公立医院从恐慌中开始反击,问题是能够守得住吗?尉建锋认为,政府主管部门一般不大在意医院之间怎么竞争,只要能够解决患者就医的问题就行,也就是盘子就这么大,是多一家实体医院解决,还是借助互联网医院解决,都不重要。但是对于单独任何一家医院来说,不关注互联网医院的应用,意味着可能失去将来。
从两端布局公立互联网医院
医学背景出身,使得尉建锋一直对互联网医疗创业,抱有信心,因为更懂医疗的需求。“我们目前所做的互联网医院的业务程度,可能是最深入的。”他说道。
一端是帮助公立医院直接面向老百姓端更好地直接提供服务。以浙一做样板,从最开始做掌上医院,一年一个版本,目前已经从最初的1.0版升级到现在的4.0版,加入了很多医疗服务。
卓健科技的互联网医院解决方案,其实就是掌上医院的4.0迭代过来的,将互联网医院的很多功能加上去了。目前,浙一互联网医院基本每天都有病人和医生的视频互动。系统对所有的医患视频交流都进行录制,自动保存备查。对于所有接入的医生,都有严格的资质认证,整合了CA数字证书的认证。这样一来,医生就可以在网上对其医嘱、处方单等进行电子签名。
另一端是布局医院和医院之间的医疗业务协同。比如在河南省人民医院上线的互联网医院,其核心是让数据对接,促进业务协同,同时加入了远程教育,帮助医院合理配置资源,帮助医院向医联体演进。这套解决方案最初也是在浙一开发,包括远程会诊、分级诊疗、远程病理等功能。尉建锋记得,河南省人民医院的案例,是从2015年5月开始谈,10月份开始开发,11月份上线,经过专家会诊的病理累计已经有1200多例,而且每月让保持50%的增长率。目前已有70多家医院对接进去。“几乎你能想到的所有医院业务场景,全部放进去了。其中学科联合体,最有价值。”尉建锋说。
尉建锋十分看好互联网医院的临床实用价值。2016年农历新年期间,浙一互联网医院刚刚上线,就巧遇了浦江三名小孩在山中走失的事件。小孩被发现后送往当地一所县级医院抢救。浙一医疗团队紧急赶赴该县级医院,同时在高速上借助3G网络信号对三个孩子的情况做会诊,上面医学团队提前了解到三个小孩的病情,并随即通知救护车跟上,结果救护车比会诊专家到得还早,大大缩短了病人的救治的时间。
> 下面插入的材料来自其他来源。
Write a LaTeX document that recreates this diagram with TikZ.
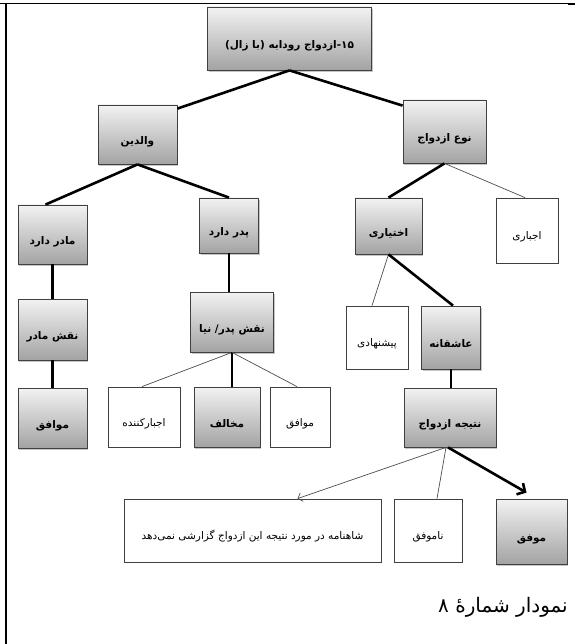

按以往的流程,一般先由医生下到基层医院,路上2个小时,诊治半小时,然后再发出出动急救车指令。等救护车再花2个小时赶到,返回再2个小时。这样最少比互联网医院的流程,要往后再延长4-5个小时,大大加剧病人抢救的风险。“我们那天回到杭州的时候,伤势最严重的小孩已经被转运到我们医院,而且已经在床位上了。剩下的两个病例,则每天让上级医生通过远程查房,指导基层医院的诊疗方案。后来,这些小孩都出院了,医院还通过互联网方式,对三个小孩进行心理辅导,并持续监测了一个多星期。”
这一切,正是尉建锋心目中“以另一种方式做医生”的情怀焕发出的互联网医院润物细无声的力量。而越贴近医疗核心,就越需要花功夫反复打磨,不断升级迭代、延伸。两年前,尚未拿到融资的尉建锋笃定自己的想法必将引爆中国医院的互联网浪潮;今天,已经拿到腾讯一亿多投资、执掌400多人团队的他,正蛰伏下来精耕细作公立互联网医院这块新田。